For the second straight year, that committee declined to support the reform, which already has been approved in 45 states.
"Give me an example whereby someone from some other part of the state of Louisiana would be, I guess, disenfranchised," asked one member of Judiciary A, Sen. Wesley Bishop of New Orleans.
"How often is it that you have individuals, I guess, from outside the city of New Orleans who come to the city of New Orleans for events like that?" Bishop asked bill supporters in another exchange at Jud A.
What many in the audience and even on the dais didn't know: Wesley Bishop, one of the senators peppering Uber and Lyft with questions, works for a law firm that represents the taxicab industry.
The Middleberg website lists Sen. Bishop as an attorney at the firm. So, while the firm where Bishop works is suing Uber, the state senator himself opposed the Uber bill moving through the legislature, without ever disclosing a potential conflict of interest.
"Under the Louisiana Rules of Professional Conduct, a lawyer who is engaged in law reform activities typically has to disclose that one of his clients would have an interest in the outcome of the legislative process," says Loyola law professor Dane Ciolino, a widely-cited expert on legal ethics.

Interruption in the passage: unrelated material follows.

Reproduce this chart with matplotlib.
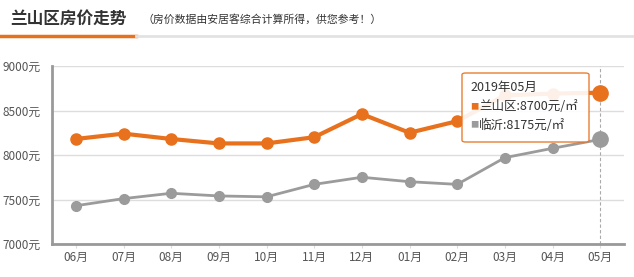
import matplotlib
matplotlib.use('Agg')
import matplotlib.pyplot as plt
from matplotlib.patches import FancyBboxPatch
from matplotlib.lines import Line2D

plt.rcParams['font.family'] = ['Noto Sans CJK SC', 'DejaVu Sans']

months = ['06月', '07月', '08月', '09月', '10月', '11月', '12月',
          '01月', '02月', '03月', '04月', '05月']
lanshan = [8180, 8240, 8180, 8130, 8130, 8200, 8460, 8250, 8380, 8670, 8690, 8700]
linyi = [7430, 7510, 7570, 7540, 7530, 7670, 7750, 7700, 7670, 7970, 8075, 8175]
yticks = [7000, 7500, 8000, 8500, 9000]

orange = '#e8711d'
gray = '#9b9b9b'

fig = plt.figure(figsize=(6.34, 2.77), dpi=100)

# 标题
fig.text(10/634, 1 - 19/277, '兰山区房价走势', fontsize=12, color='#333333',
         va='center', fontweight='bold')
fig.text(143/634, 1 - 19/277, '（房价数据由安居客综合计算所得，供您参考！）',
         fontsize=7.8, color='#333333', va='center')
fig.add_artist(Line2D([0, 136/634], [1 - 36/277] * 2, color=orange, lw=2.5))
fig.add_artist(Line2D([136/634, 1], [1 - 36/277] * 2, color='#e2e2e2', lw=2))

ax = fig.add_axes([52/634, 33/277, 572/634, 178/277])
x = list(range(len(months)))
ax.plot(x, linyi, color=gray, lw=2, marker='o', ms=7, zorder=3)
ax.plot(x, lanshan, color=orange, lw=3, marker='o', ms=8, zorder=4)
ax.plot(x[-1], linyi[-1], 'o', color=gray, ms=11, zorder=5)
ax.plot(x[-1], lanshan[-1], 'o', color=orange, ms=11, zorder=5)

ax.set_xlim(-0.5, len(months) - 0.5)
ax.set_ylim(7000, 9000)
ax.set_yticks(yticks)
ax.set_yticklabels([f'{v}元' for v in yticks])
ax.set_xticks(x)
ax.set_xticklabels(months)
ax.tick_params(axis='y', length=0, labelsize=8.5, labelcolor='#555555', pad=8)
ax.tick_params(axis='x', length=3, width=0.8, color='#dddddd', labelsize=8.5,
               labelcolor='#555555', pad=2)
ax.grid(axis='y', color='#dddddd', lw=1)
ax.set_axisbelow(True)
for s in ['top', 'right']:
    ax.spines[s].set_visible(False)
ax.spines['left'].set_color('#999999')
ax.spines['left'].set_linewidth(2)
ax.spines['bottom'].set_color('#999999')
ax.spines['bottom'].set_linewidth(2)

ax.axvline(x[-1], color='#aaaaaa', lw=0.8, ls=(0, (3, 2)), zorder=2)

# 提示框
box = FancyBboxPatch((462/634, 1 - 142/277), 127/634, 69/277,
                     boxstyle='round,pad=0,rounding_size=0.006',
                     transform=fig.transFigure, facecolor='white', alpha=0.9,
                     edgecolor=orange, lw=1, zorder=10)
fig.add_artist(box)
fig.text(470/634, 1 - 87/277, f'2019年{months[-1]}', fontsize=9,
         color='#333333', va='center', zorder=11)
fig.text(470/634, 1 - 107/277, '■', fontsize=6, color=orange, va='center', zorder=11)
fig.text(479/634, 1 - 107/277, f'兰山区:{lanshan[-1]}元/㎡', fontsize=9,
         color='#333333', va='center', zorder=11)
fig.text(470/634, 1 - 125/277, '■', fontsize=6, color=gray, va='center', zorder=11)
fig.text(479/634, 1 - 125/277, f'临沂:{linyi[-1]}元/㎡', fontsize=9,
         color='#333333', va='center', zorder=11)

fig.savefig('out.png', dpi=100)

An email from Sen. Bishop's spokesperson insists Bishop does not have a conflict of interest in the matter:
According to Dane Ciolino, there's little in this statement that fully addresses the ethics conflict at hand.
"Payment is really irrelevant when it comes to the duty to disclose clients interested in law reform activities or the duty to deal with any conflicts," Ciolino tells us. And he says, "The general principal is that the conflicts of one lawyer are the conflicts of all lawyers in the firm. He has an obligation to be aware of who the clients of his firm are, for conflicts purposes, and to clear any possible conflicts."
Ciolino notes that Bishop would not have been required to disclose the name of the firm's client in a potential conflict; he'd only have to say he has such a conflict.
This isn't the first time we've questioned the relationship between Bishop, Middleberg and clients. In early May, we uncovered that Harrah's hired Middleberg as a lobbyist at the same time Bishop was negotiating the Harrah's bill on behalf of the state.
After our reporting, Bishop voted against the Harrah's bill, which ultimately failed.
Ciolino says any potential conflict of interest would be investigated by the Louisiana Supreme Court, which put these rules in place for a reason.
"It's important so that, when law reform activities are taking place and a lawyer is speaking for or against proposed legislation," Ciolino says, "that everyone understands the lawyer may be suggesting a change in the law because it might help or hurt one of his clients."